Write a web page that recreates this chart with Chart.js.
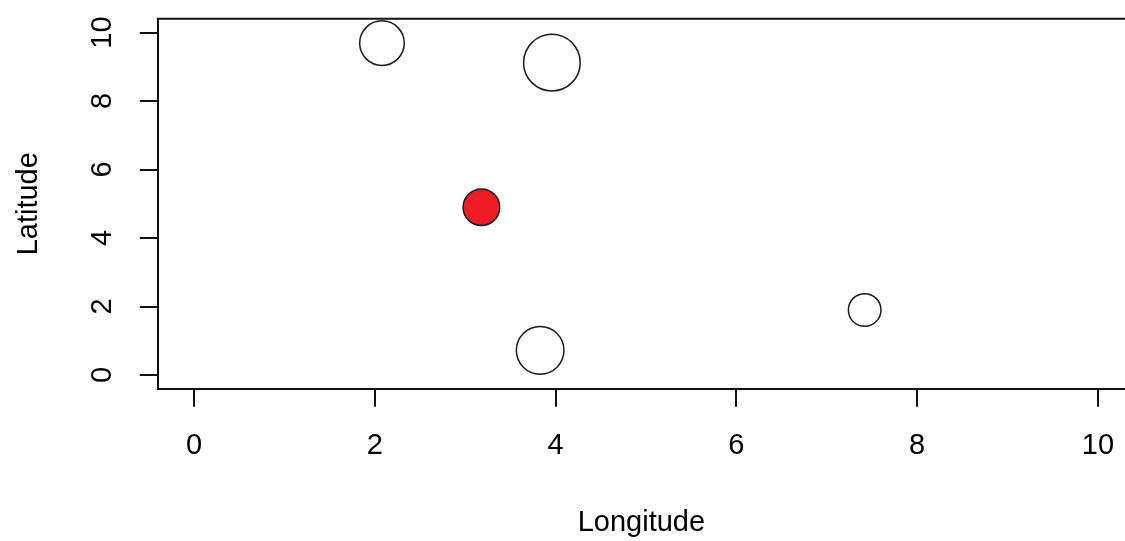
<!DOCTYPE html>
<html>
<head>
<meta charset="utf-8">
<script src="https://cdn.jsdelivr.net/npm/chart.js@4"></script>
<style>
  html, body { margin: 0; padding: 0; background: #fff; }
</style>
</head>
<body>
<canvas id="myChart" width="1125" height="541" style="width:1125px;height:541px;display:block"></canvas>
<script>
// bubble positions
const longitude = [2.08, 3.96, 3.18, 3.83, 7.42];
const latitude = [9.69, 9.12, 4.90, 0.72, 1.90];
const sizes = [22.3, 28.3, 18.3, 23.8, 16.3]; // bubble radius in px
const fills = ['#ffffff', '#ffffff', '#ee1c25', '#ffffff', '#ffffff'];
const xTicks = [0, 2, 4, 6, 8, 10];
const yTicks = [0, 2, 4, 6, 8, 10];

const points = longitude.map((x, i) => ({ x: x, y: latitude[i], r: sizes[i] }));

// R draws a full box, only the top side is missing here (right side is off the canvas)
const boxTop = {
    id: 'boxTop',
    afterDraw(chart) {
        const { ctx, chartArea } = chart;
        ctx.save();
        ctx.strokeStyle = '#111';
        ctx.lineWidth = 2;
        ctx.beginPath();
        ctx.moveTo(chartArea.left - 1, chartArea.top);
        ctx.lineTo(chart.width, chartArea.top);
        ctx.stroke();
        ctx.restore();
    }
};

Chart.defaults.font.family = "'Liberation Sans', Arial, sans-serif";
Chart.defaults.color = '#000';

const ctx = document.getElementById('myChart').getContext('2d');
const myChart = new Chart(ctx, {
    type: 'bubble',
    data: {
        datasets: [{
            data: points,
            backgroundColor: fills,
            borderColor: '#1a1a1a',
            borderWidth: 1.5
        }]
    },
    options: {
        responsive: false,
        animation: false,
        events: [],
        layout: { autoPadding: false, padding: { top: 18.8, left: 0, right: 0, bottom: 0 } },
        plugins: { legend: { display: false }, tooltip: { enabled: false } },
        scales: {
            x: {
                type: 'linear',
                min: -0.4,
                max: 10.3,
                afterBuildTicks: s => { s.ticks = xTicks.map(v => ({ value: v })); },
                afterFit: s => { s.height = 152.3; s.paddingLeft = 0; s.paddingRight = 0; },
                grid: { drawOnChartArea: false, drawTicks: true, tickLength: 18, color: '#111', lineWidth: 2 },
                border: { display: true, color: '#111', width: 2 },
                ticks: { font: { size: 29 }, padding: 22, maxRotation: 0 },
                title: { display: true, text: 'Longitude', font: { size: 29 }, padding: { top: 0, bottom: 1 } }
            },
            y: {
                type: 'linear',
                min: -0.4,
                max: 10.4,
                afterBuildTicks: s => { s.ticks = yTicks.map(v => ({ value: v })); },
                afterFit: s => { s.width = 157.8; s.paddingTop = 0; s.paddingBottom = 0; },
                grid: { drawOnChartArea: false, drawTicks: true, tickLength: 18, color: '#111', lineWidth: 2 },
                border: { display: true, color: '#111', width: 2 },
                ticks: { font: { size: 29 }, padding: 21, minRotation: 90, maxRotation: 90, crossAlign: 'center' },
                title: { display: true, text: 'Latitude', font: { size: 29 }, padding: { top: 12, bottom: 0 } }
            }
        }
    },
    plugins: [boxTop]
});
</script>
</body>
</html>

------------------------------------

Restate the material word for word from its first line through the line containing "const points = longitude.map((x, i)", both included; the pictures do not belong in it.

Write a web page that recreates this chart with Chart.js.
<!DOCTYPE html>
<html>
<head>
<meta charset="utf-8">
<script src="https://cdn.jsdelivr.net/npm/chart.js@4"></script>
<style>
  html, body { margin: 0; padding: 0; background: #fff; }
</style>
</head>
<body>
<canvas id="myChart" width="1125" height="541" style="width:1125px;height:541px;display:block"></canvas>
<script>
// bubble positions
const longitude = [2.08, 3.96, 3.18, 3.83, 7.42];
const latitude = [9.69, 9.12, 4.90, 0.72, 1.90];
const sizes = [22.3, 28.3, 18.3, 23.8, 16.3]; // bubble radius in px
const fills = ['#ffffff', '#ffffff', '#ee1c25', '#ffffff', '#ffffff'];
const xTicks = [0, 2, 4, 6, 8, 10];
const yTicks = [0, 2, 4, 6, 8, 10];

const points = longitude.map((x, i) => ({ x: x, y: latitude[i], r: sizes[i] }));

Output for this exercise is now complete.